Da Senzala Para o Gueto - Corrigido

DA SENZALA PARA O GUETO

Jorge Linhaça

É interessante analisar a História do Brasil e os movimentos que culminaram com a chamada abolição da escravatura.

A chamada Lei Áurea, assinada pela Princesa Isabel com uma pena de ouro, atendendo aos anseios imediatistas dos abolicionistas e ao clamor internacional, não acabou com a condição subserviente do negro da sociedade brasileira.

É importante notar que todos os movimentos abolicionistas liderados por negros foram esmagados a ferro e fogo durante toda a história.

Castro Alves é muito mais lembrado do que Zumbi dos Palmares, ou qualquer outro líder ou intelectual negro ou mulato que lutaram contra a escravidão.

O fato de “heróis brancos” ao invés dos escravos ou negros forros terem conseguido o fim da escravidão em nosso país, se por um lado há de ser exaltado pelo resultado imediatista, por outro em nada ajudou a elevar a autoestima dos afrodescendentes.
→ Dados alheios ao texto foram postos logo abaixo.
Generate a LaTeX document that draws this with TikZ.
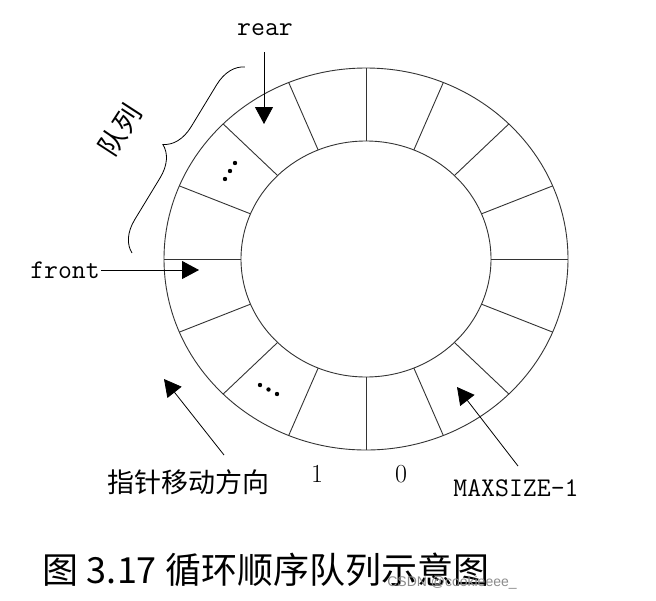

Ao avaliarmos os escritores negros ou mulatos ao longo de nossa história, encontramos sempre a alusão ao fato de haverem sido educados por algum “benevolente” branco.

Talvez por isso, tais escritores contemporâneos da época da abolição, pouco ou nada demonstrem além de estereótipos nos personagens negros ou mulatos de seus romances.

A liberdade “concedida” ao invés da conquistada, é como o parto prematuro de uma criança que deverá passar ainda um bom tempo na incubadora.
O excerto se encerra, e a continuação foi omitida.